What to work on: All lines from the beginning of the listing through the line with "import matplotlib.pyplot as plt" are to be copied word for word; the pictures are not.

##########

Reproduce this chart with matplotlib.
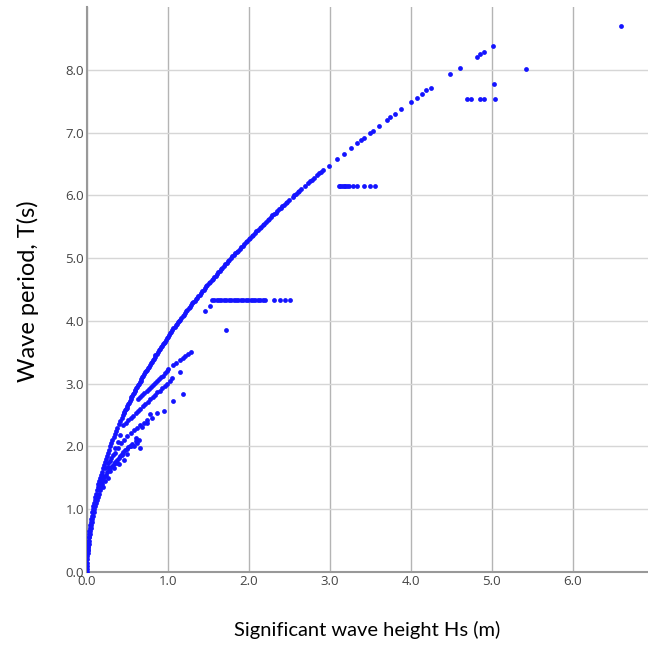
import matplotlib
matplotlib.use("Agg")
import matplotlib.pyplot as plt

# ---------------- data ----------------
# main curve (dense part)
main_T = [0.00, 0.05, 0.10, 0.15, 0.20, 0.25, 0.30, 0.35, 0.40, 0.45, 0.50, 0.55, 0.60, 0.65,
          0.70, 0.75, 0.80, 0.85, 0.90, 0.95, 1.00, 1.05, 1.10, 1.15, 1.20, 1.25, 1.30, 1.35,
          1.40, 1.45, 1.50, 1.55, 1.60, 1.65, 1.70, 1.75, 1.80, 1.85, 1.90, 1.95, 2.00, 2.05,
          2.10, 2.15, 2.20, 2.25, 2.30, 2.35, 2.40, 2.45, 2.50, 2.55, 2.60, 2.65, 2.70, 2.75,
          2.80, 2.85, 2.90, 2.95, 3.00, 3.05, 3.10, 3.15, 3.20, 3.25, 3.30, 3.35, 3.40, 3.45,
          3.50, 3.55, 3.60, 3.65, 3.70, 3.75, 3.80, 3.85, 3.90, 3.95, 4.00, 4.05, 4.10, 4.15,
          4.20, 4.25, 4.30, 4.35, 4.40, 4.45, 4.50, 4.55, 4.60, 4.65, 4.70, 4.75, 4.80, 4.85,
          4.90, 4.95, 5.00, 5.05, 5.10, 5.15, 5.20, 5.25, 5.30, 5.35, 5.40, 5.45, 5.50, 5.55,
          5.60, 5.65, 5.70, 5.75, 5.80, 5.85, 5.90, 6.00, 6.05, 6.10, 6.20, 6.25, 6.35, 6.40]
main_H = [0.000, 0.000, 0.001, 0.002, 0.003, 0.004, 0.006, 0.009, 0.011, 0.014, 0.018, 0.022, 0.026, 0.030,
          0.035, 0.040, 0.046, 0.051, 0.058, 0.064, 0.071, 0.078, 0.086, 0.094, 0.102, 0.111, 0.120, 0.130,
          0.139, 0.150, 0.160, 0.171, 0.182, 0.194, 0.206, 0.218, 0.230, 0.243, 0.257, 0.270, 0.284, 0.299,
          0.314, 0.329, 0.344, 0.360, 0.376, 0.393, 0.410, 0.427, 0.444, 0.462, 0.481, 0.499, 0.518, 0.538,
          0.558, 0.578, 0.598, 0.619, 0.640, 0.662, 0.683, 0.706, 0.728, 0.751, 0.774, 0.798, 0.822, 0.846,
          0.871, 0.896, 0.922, 0.947, 0.974, 1.000, 1.027, 1.054, 1.082, 1.110, 1.138, 1.166, 1.195, 1.225,
          1.254, 1.284, 1.315, 1.346, 1.377, 1.408, 1.440, 1.472, 1.505, 1.538, 1.571, 1.604, 1.638, 1.673,
          1.707, 1.742, 1.778, 1.814, 1.850, 1.886, 1.923, 1.960, 1.998, 2.035, 2.074, 2.112, 2.151, 2.190,
          2.230, 2.270, 2.310, 2.351, 2.392, 2.434, 2.475, 2.560, 2.603, 2.646, 2.734, 2.778, 2.867, 2.913]

# main curve, intermediate points that fill the dense stretch
fill_H = [0.455, 0.472, 0.490, 0.509, 0.528, 0.548, 0.568, 0.588, 0.609, 0.630, 0.651, 0.672, 0.694,
          0.717, 0.739, 0.762, 0.786, 0.810, 0.834, 0.859, 0.884, 0.909, 0.935, 0.960, 0.987, 1.013,
          1.040, 1.068, 1.096, 1.124, 1.152, 1.180, 1.210, 1.240, 1.269, 1.300, 1.330, 1.361, 1.392,
          1.424, 1.456, 1.488, 1.521, 1.554, 1.588, 1.621, 1.655, 1.690, 1.725, 1.760, 1.796, 1.832,
          1.868, 1.904, 1.941, 1.979, 2.016, 2.054, 2.093, 2.132, 2.171, 2.210, 2.250, 2.290, 2.331,
          2.372, 2.413, 2.455, 2.496, 2.539, 2.581, 2.624, 2.690, 2.756, 2.800, 2.845, 2.890]
fill_T = [2.53, 2.58, 2.62, 2.68, 2.72, 2.78, 2.83, 2.88, 2.93, 2.98, 3.03, 3.08, 3.12,
          3.18, 3.22, 3.27, 3.33, 3.38, 3.42, 3.48, 3.53, 3.58, 3.63, 3.67, 3.73, 3.77,
          3.82, 3.88, 3.93, 3.98, 4.02, 4.07, 4.12, 4.18, 4.22, 4.28, 4.32, 4.37, 4.42,
          4.48, 4.53, 4.57, 4.62, 4.67, 4.72, 4.78, 4.82, 4.88, 4.93, 4.97, 5.03, 5.08,
          5.12, 5.17, 5.22, 5.28, 5.32, 5.37, 5.43, 5.48, 5.53, 5.57, 5.62, 5.68, 5.72,
          5.78, 5.83, 5.88, 5.92, 5.98, 6.02, 6.07, 6.15, 6.23, 6.28, 6.33, 6.37]

# main curve (sparse upper part)
upper_H = [2.99, 3.09, 3.17, 3.26, 3.34, 3.39, 3.42, 3.50, 3.53, 3.61, 3.70, 3.74, 3.81, 3.88,
           4.00, 4.08, 4.14, 4.19, 4.25, 4.49, 4.61, 4.82, 4.86, 4.90, 5.02]
upper_T = [6.47, 6.58, 6.66, 6.76, 6.83, 6.88, 6.92, 7.00, 7.03, 7.11, 7.20, 7.24, 7.29, 7.37,
           7.48, 7.55, 7.62, 7.67, 7.71, 7.93, 8.03, 8.21, 8.25, 8.28, 8.38]

# thick lower edge near the origin
low_H = [0.008, 0.011, 0.015, 0.019, 0.023, 0.028, 0.033, 0.039, 0.045, 0.052, 0.059, 0.066,
         0.074, 0.083, 0.092, 0.101, 0.111, 0.121, 0.132, 0.143, 0.155, 0.167, 0.180]
low_T = [0.30, 0.35, 0.40, 0.45, 0.50, 0.55, 0.60, 0.65, 0.70, 0.75, 0.80, 0.85,
         0.90, 0.95, 1.00, 1.05, 1.10, 1.15, 1.20, 1.25, 1.30, 1.35, 1.40]

# upper secondary branch
b1_H = [0.635, 0.66, 0.685, 0.71, 0.735, 0.76, 0.785, 0.81, 0.835, 0.86, 0.885, 0.91, 0.935, 0.96,
        0.985, 1.006, 1.06, 1.10, 1.15, 1.18, 1.21, 1.25, 1.29]
b1_T = [2.76, 2.79, 2.82, 2.85, 2.88, 2.91, 2.95, 2.98, 3.01, 3.04, 3.07, 3.10, 3.13, 3.17,
        3.20, 3.23, 3.30, 3.33, 3.37, 3.41, 3.44, 3.47, 3.50]

# lower secondary branch
b2_H = [0.26, 0.29, 0.32, 0.35, 0.38, 0.41, 0.45, 0.48, 0.51, 0.54, 0.57, 0.60, 0.63, 0.66, 0.69,
        0.72, 0.75, 0.78, 0.81, 0.84, 0.87, 0.90, 0.93, 0.96, 0.99, 1.02, 1.056]
b2_T = [1.67, 1.77, 1.87, 1.97, 2.07, 2.18, 2.34, 2.38, 2.42, 2.46, 2.49, 2.53, 2.57, 2.60, 2.64,
        2.68, 2.71, 2.75, 2.79, 2.82, 2.86, 2.89, 2.93, 2.97, 3.00, 3.04, 3.09]

# fan of lower branches
d1_H = [0.18, 0.22, 0.26, 0.30, 0.34, 0.38, 0.42, 0.46, 0.50, 0.54, 0.58, 0.62, 0.66, 0.70, 0.74,
        0.80, 0.86, 0.95]
d1_T = [1.55, 1.65, 1.74, 1.82, 1.90, 1.97, 2.05, 2.10, 2.16, 2.21, 2.26, 2.30, 2.34, 2.38, 2.42,
        2.46, 2.54, 2.56]
d2_H = [0.15, 0.17, 0.19, 0.21, 0.23, 0.25, 0.27, 0.29, 0.31, 0.33, 0.35, 0.37, 0.39, 0.41, 0.43,
        0.45, 0.47, 0.49, 0.51, 0.53, 0.55]
d2_T = [1.38, 1.43, 1.47, 1.51, 1.55, 1.59, 1.62, 1.66, 1.69, 1.72, 1.76, 1.79, 1.82, 1.85, 1.88,
        1.91, 1.94, 1.96, 1.99, 2.01, 2.04]
scat_H = [0.60, 0.64, 0.65, 0.58, 0.54, 0.50, 0.46, 0.43, 0.40, 0.37, 0.33, 0.29, 0.26, 0.22, 0.20,
          0.62, 0.60, 0.68, 0.74, 0.78]
scat_T = [2.08, 2.11, 1.98, 2.00, 2.01, 1.88, 1.78, 1.87, 1.72, 1.74, 1.66, 1.61, 1.50, 1.45, 1.36,
          2.05, 2.14, 2.31, 2.38, 2.52]

# horizontal bands
band1_H = [1.54, 1.57, 1.60, 1.63, 1.66, 1.69, 1.72, 1.75, 1.78, 1.81, 1.84, 1.87, 1.90, 1.93,
           1.96, 1.99, 2.02, 2.05, 2.08, 2.11, 2.14, 2.17, 2.20, 2.31, 2.39, 2.45, 2.51]
band1_T = [4.34] * 27
band2_H = [3.11, 3.13, 3.15, 3.17, 3.19, 3.21, 3.24, 3.28, 3.33, 3.42, 3.50, 3.56]
band2_T = [6.15] * 12
band3_H = [4.69, 4.74, 4.85, 4.90, 5.04]
band3_T = [7.53] * 5

# isolated points
iso_H = [1.46, 1.52, 1.72, 5.42, 5.03, 6.60, 1.15, 1.18, 1.06]
iso_T = [4.16, 4.23, 3.86, 8.01, 7.77, 8.70, 3.19, 2.83, 2.72]

x_ticks = [0, 1, 2, 3, 4, 5, 6]
y_ticks = [0, 1, 2, 3, 4, 5, 6, 7, 8]
x_label = "Significant wave height Hs (m)"
y_label = "Wave period, T(s)"

# ---------------- plot ----------------
fig = plt.figure(figsize=(6.48, 6.45), dpi=100)
ax = fig.add_axes([87 / 648, 1 - 572 / 645, 1 - 87 / 648, (572 - 7) / 645])

color = "#1414ff"
groups = [(main_H, main_T), (fill_H, fill_T), (upper_H, upper_T), (low_H, low_T), (b1_H, b1_T),
          (b2_H, b2_T), (d1_H, d1_T), (d2_H, d2_T), (scat_H, scat_T), (band1_H, band1_T),
          (band2_H, band2_T), (band3_H, band3_T), (iso_H, iso_T)]
for hx, ty in groups:
    ax.scatter(hx, ty, s=12, color=color, linewidths=0, zorder=3)

ax.set_xlim(0, 6.93)
ax.set_ylim(0, 9.0)
ax.set_xticks(x_ticks)
ax.set_yticks(y_ticks)
ax.set_xticklabels([f"{v:.1f}" for v in x_ticks])
ax.set_yticklabels([f"{v:.1f}" for v in y_ticks])
ax.tick_params(length=0, labelsize=9.5, colors="#444444", pad=2)
for lab in ax.get_xticklabels() + ax.get_yticklabels():
    lab.set_family("Open Sans")

ax.xaxis.grid(True, color="#b4b4b4", lw=1.0)
ax.yaxis.grid(True, color="#d6d6d6", lw=1.0)
ax.set_axisbelow(True)
for side in ["top", "right"]:
    ax.spines[side].set_visible(False)
for side in ["left", "bottom"]:
    ax.spines[side].set_color("#999999")
    ax.spines[side].set_linewidth(1.5)

fig.text(0.043, 1 - 291 / 645, y_label, rotation=90, ha="center", va="center",
         fontsize=17, family="Lato", color="black")
fig.text(367 / 648, 1 - 630 / 645, x_label, ha="center", va="center",
         fontsize=14.5, family="Lato", color="black")

fig.savefig("out.png", dpi=100)
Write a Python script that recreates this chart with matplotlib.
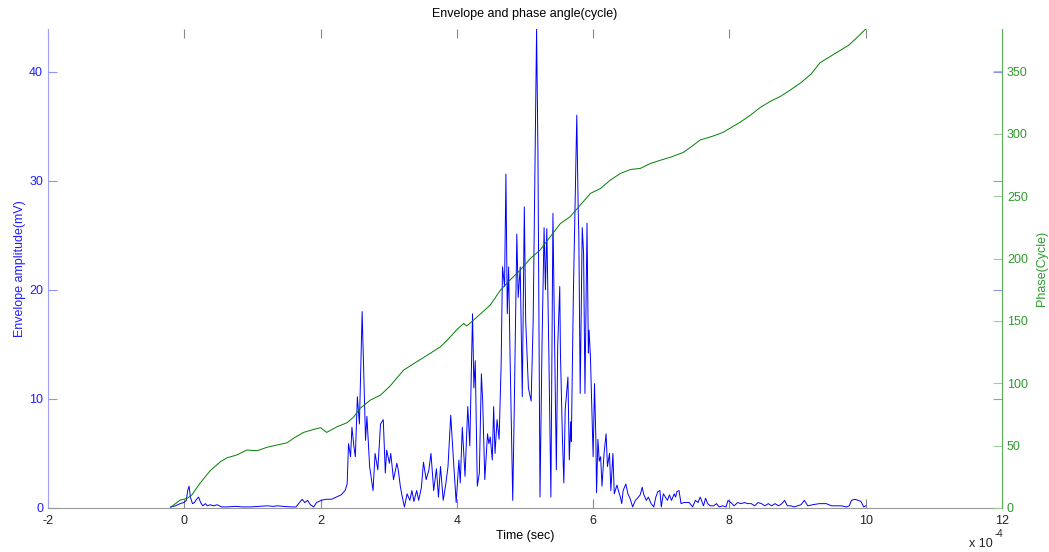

##########

Answer to the task:
Reproduce this chart with matplotlib.
import matplotlib
matplotlib.use("Agg")
import matplotlib.pyplot as plt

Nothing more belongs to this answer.